Thanks to our sponsors we have some awesome prizes! CIB is the main sponsor and has donated t-shirts, wheels, bags, hats, etc. for winners. To add to the prizes, we have had generous donations from Brunny Hardcore, Shred City, Chuffed Skates, and S1 Rollerskate. We also have a cash prize and Yeah Gnar skateboards have helped make some awesome trophies!
What makes you most excited about this event? What good will competitions do for the scene?
I’m really excited for this event as it is the first of its kind in NZ. I feel that showcasing the best skaters from all around NZ is a good opportunity to inspire each other and those watching. Roller skating is so awesome as it crosses so many genres from artistic, disco, derby, and aggressive! I think it’s important to showcase what is possible for other skaters. The Acid X CIB comp will also help bring skaters together. NZ is small but quite separated. Comps allow skaters the opportunity to connect, share tricks, and learn from each other.
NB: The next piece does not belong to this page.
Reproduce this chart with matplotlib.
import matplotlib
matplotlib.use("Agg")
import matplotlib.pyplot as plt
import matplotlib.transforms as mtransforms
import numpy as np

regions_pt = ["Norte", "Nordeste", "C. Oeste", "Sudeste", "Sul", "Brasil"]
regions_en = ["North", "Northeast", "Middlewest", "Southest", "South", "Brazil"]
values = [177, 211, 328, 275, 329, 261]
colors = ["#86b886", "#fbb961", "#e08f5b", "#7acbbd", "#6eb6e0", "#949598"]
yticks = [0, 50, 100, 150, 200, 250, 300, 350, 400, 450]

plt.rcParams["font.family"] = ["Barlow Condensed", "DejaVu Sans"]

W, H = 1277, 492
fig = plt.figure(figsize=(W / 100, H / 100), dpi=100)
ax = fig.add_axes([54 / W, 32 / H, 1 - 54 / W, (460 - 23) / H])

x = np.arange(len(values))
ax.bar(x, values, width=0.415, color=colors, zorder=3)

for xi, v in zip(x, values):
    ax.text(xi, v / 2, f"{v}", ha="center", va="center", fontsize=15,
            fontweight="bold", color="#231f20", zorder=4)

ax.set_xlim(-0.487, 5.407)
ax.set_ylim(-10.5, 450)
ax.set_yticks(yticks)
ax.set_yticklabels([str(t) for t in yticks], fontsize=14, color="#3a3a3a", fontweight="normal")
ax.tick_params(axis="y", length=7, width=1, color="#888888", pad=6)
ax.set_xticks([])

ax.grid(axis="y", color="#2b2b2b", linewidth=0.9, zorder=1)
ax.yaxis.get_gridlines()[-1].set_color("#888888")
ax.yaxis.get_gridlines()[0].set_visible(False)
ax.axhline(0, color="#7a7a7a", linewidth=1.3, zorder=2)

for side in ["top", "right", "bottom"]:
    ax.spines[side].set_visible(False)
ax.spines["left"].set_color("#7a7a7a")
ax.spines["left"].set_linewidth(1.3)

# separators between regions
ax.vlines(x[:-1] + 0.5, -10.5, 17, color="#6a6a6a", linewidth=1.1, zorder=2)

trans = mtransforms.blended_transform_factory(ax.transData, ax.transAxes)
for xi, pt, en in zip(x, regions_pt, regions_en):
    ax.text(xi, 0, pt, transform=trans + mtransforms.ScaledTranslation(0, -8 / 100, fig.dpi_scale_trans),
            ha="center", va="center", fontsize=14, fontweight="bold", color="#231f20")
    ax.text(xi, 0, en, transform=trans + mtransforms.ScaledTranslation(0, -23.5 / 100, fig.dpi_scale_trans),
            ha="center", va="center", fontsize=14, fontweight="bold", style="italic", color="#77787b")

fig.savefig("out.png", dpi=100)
We will also be facilitating an open jam session before and after the comp where competitors and spectators alike are encouraged to skate and learn from one another in a casual setting.
NZ is a bit off the beaten track for us over here. Tell the rest of the world how the quad scene has developed over the past years? Maybe also compared to Australia where you lived for a while?
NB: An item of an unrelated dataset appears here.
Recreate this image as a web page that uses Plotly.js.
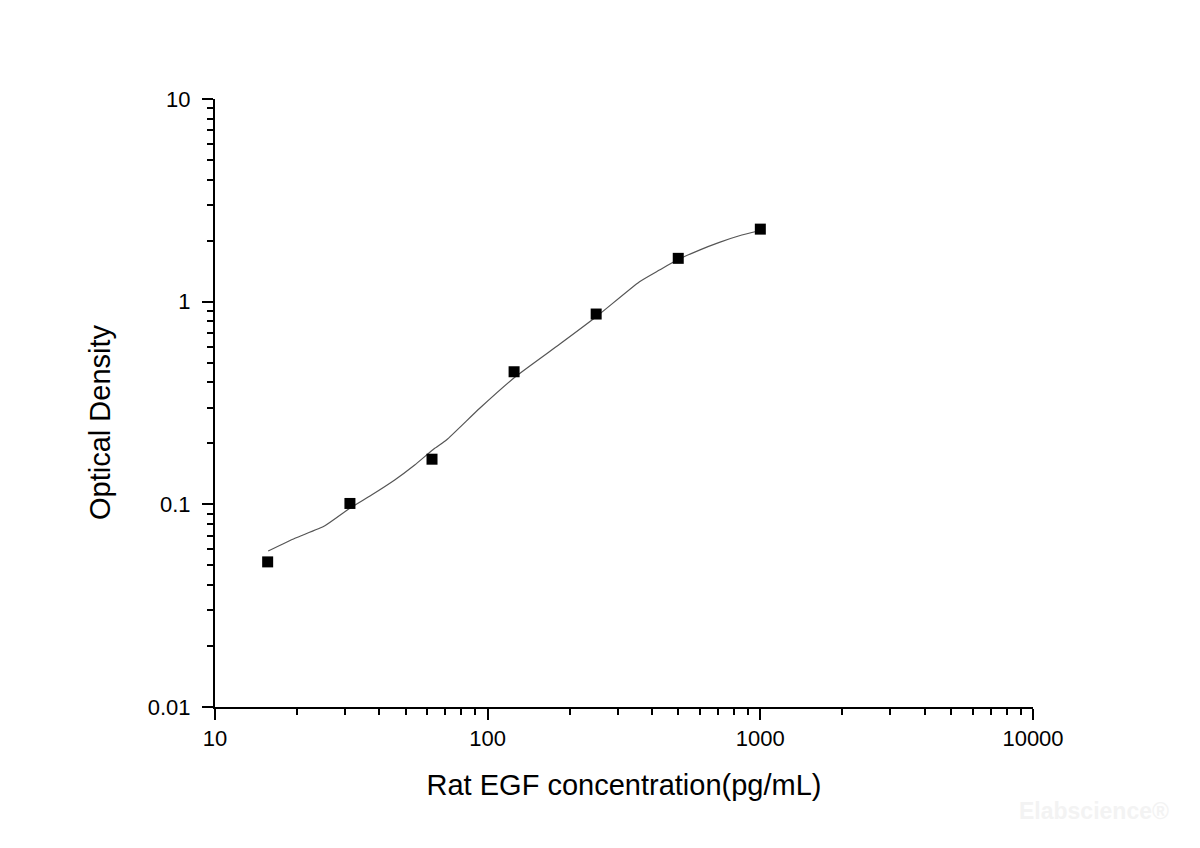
<!DOCTYPE html>
<html>
<head>
<meta charset="utf-8">
<script src="https://cdn.plot.ly/plotly-3.0.1.min.js"></script>
<style>
  html, body { margin: 0; padding: 0; background: #fff; }
  #chart { width: 1200px; height: 848px; }
</style>
</head>
<body>
<div id="chart"></div>
<script>
// Standard points (pg/mL vs OD)
const conc = [15.6, 31.25, 62.5, 125, 250, 500, 1000];
const od = [0.052, 0.101, 0.167, 0.451, 0.869, 1.636, 2.28];

// Fitted curve
const fitX = [15.67, 19.64, 25.29, 31.22, 37.5, 45.6, 54.0, 63.96, 70.6, 93.5,
              127.4, 183.5, 250.1, 360.5, 426.6, 495.3, 597.9, 707.6, 837.6, 991.6];
const fitY = [0.0588, 0.068, 0.0784, 0.0956, 0.1111, 0.1318, 0.1563, 0.189, 0.2076, 0.2977,
              0.4295, 0.616, 0.842, 1.254, 1.432, 1.604, 1.797, 1.962, 2.114, 2.238];

// Axis ticks
const xTickVals = [10, 100, 1000, 10000];
const xTickText = ["10", "100", "1000", "10000"];
const xMinorVals = [20, 30, 40, 50, 60, 70, 80, 90,
                    200, 300, 400, 500, 600, 700, 800, 900,
                    2000, 3000, 4000, 5000, 6000, 7000, 8000, 9000];
const yTickVals = [0.01, 0.1, 1, 10];
const yTickText = ["0.01", "0.1", "1", "10"];
const yMinorVals = [0.02, 0.03, 0.04, 0.05, 0.06, 0.07, 0.08, 0.09,
                    0.2, 0.3, 0.4, 0.5, 0.6, 0.7, 0.8, 0.9,
                    2, 3, 4, 5, 6, 7, 8, 9];

const FONT = "Arial, 'Liberation Sans', sans-serif";

const traces = [
  {
    x: fitX, y: fitY, mode: "lines", type: "scatter",
    line: { color: "#555", width: 1.2, shape: "spline", smoothing: 0.5 },
    hoverinfo: "skip",
  },
  {
    x: conc, y: od, mode: "markers", type: "scatter",
    marker: { symbol: "square", size: 11, color: "#000" },
  },
];

function axisBase(tickvals, ticktext, minorvals) {
  return {
    type: "log",
    showline: true, linewidth: 2, linecolor: "#000",
    showgrid: false, zeroline: false,
    ticks: "outside", ticklen: 11, tickwidth: 2, tickcolor: "#000",
    tickmode: "array", tickvals, ticktext,
    tickfont: { family: FONT, size: 22, color: "#000" },
    minor: {
      ticks: "outside", ticklen: 6, tickwidth: 2, tickcolor: "#000",
      tickmode: "array", tickvals: minorvals, showgrid: false,
    },
  };
}

const layout = {
  width: 1200, height: 848,
  paper_bgcolor: "#fff", plot_bgcolor: "#fff",
  showlegend: false,
  margin: { l: 215, r: 167, t: 99, b: 141 },
  font: { family: FONT, color: "#000" },
  xaxis: Object.assign(axisBase(xTickVals, xTickText, xMinorVals), {
    range: [1, 4],
    title: { text: "Rat EGF concentration(pg/mL)", font: { family: FONT, size: 29 }, standoff: 24 },
  }),
  yaxis: Object.assign(axisBase(yTickVals, yTickText, yMinorVals), {
    range: [-2, 1],
    ticklabelstandoff: 7,
  }),
  annotations: [
    {
      text: "Optical Density", xref: "paper", yref: "paper",
      x: -0.1406, y: 0.4688, xanchor: "center", yanchor: "middle", textangle: -90,
      showarrow: false, font: { family: FONT, size: 29, color: "#000" },
    },
    {
      text: "<b>Elabscience®</b>", xref: "paper", yref: "paper",
      x: 1.0746, y: -0.171, xanchor: "center", yanchor: "middle",
      showarrow: false, font: { family: FONT, size: 23, color: "#f3f3f3" },
    },
  ],
};

Plotly.newPlot("chart", traces, layout, { displayModeBar: false, staticPlot: true });
</script>
</body>
</html>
The New Zealand Skate scene had definitely changed a lot since I first started skating! I never saw another quad skater at the park unless one of my friends finally gave into my nagging and joined me. Now I seem to see a new skater every time I’m at the park! I think we still have a while to go with building community. Because NZ is so small and therefore there are less skaters, I think it’s hard to keep the momentum going over time.
In comparison to Melbourne, NZ has far fewer skaters, events, and skateparks. NZ is also quite difficult to get around on public transport or bike so you need to have a car to get to most spots. This is why events like these are so important to help tie the community together and allow skaters to actually exist in the same space! Melbourne has a lot to offer in terms of skateparks and accessibility. Most parks are easy to cycle to or catch a tram to. This allows a level of accessibility that NZ does not have. Melbourne also is a much bigger city with a lot more skaters. There are so many initiatives happening from skate groups to businesses, such as Brunny Hardcore, that are just not quite viable in a small place like NZ.
In saying that, some pretty great things have happened here recently. Our skaters and supporters have worked to facilitate comps like the Valonia Skate Jam, The Mt Vert Jam, meetups, learn to skate programs and more. Small communities like ours work in NZ because we are willing to give each other a hand which is pretty sick!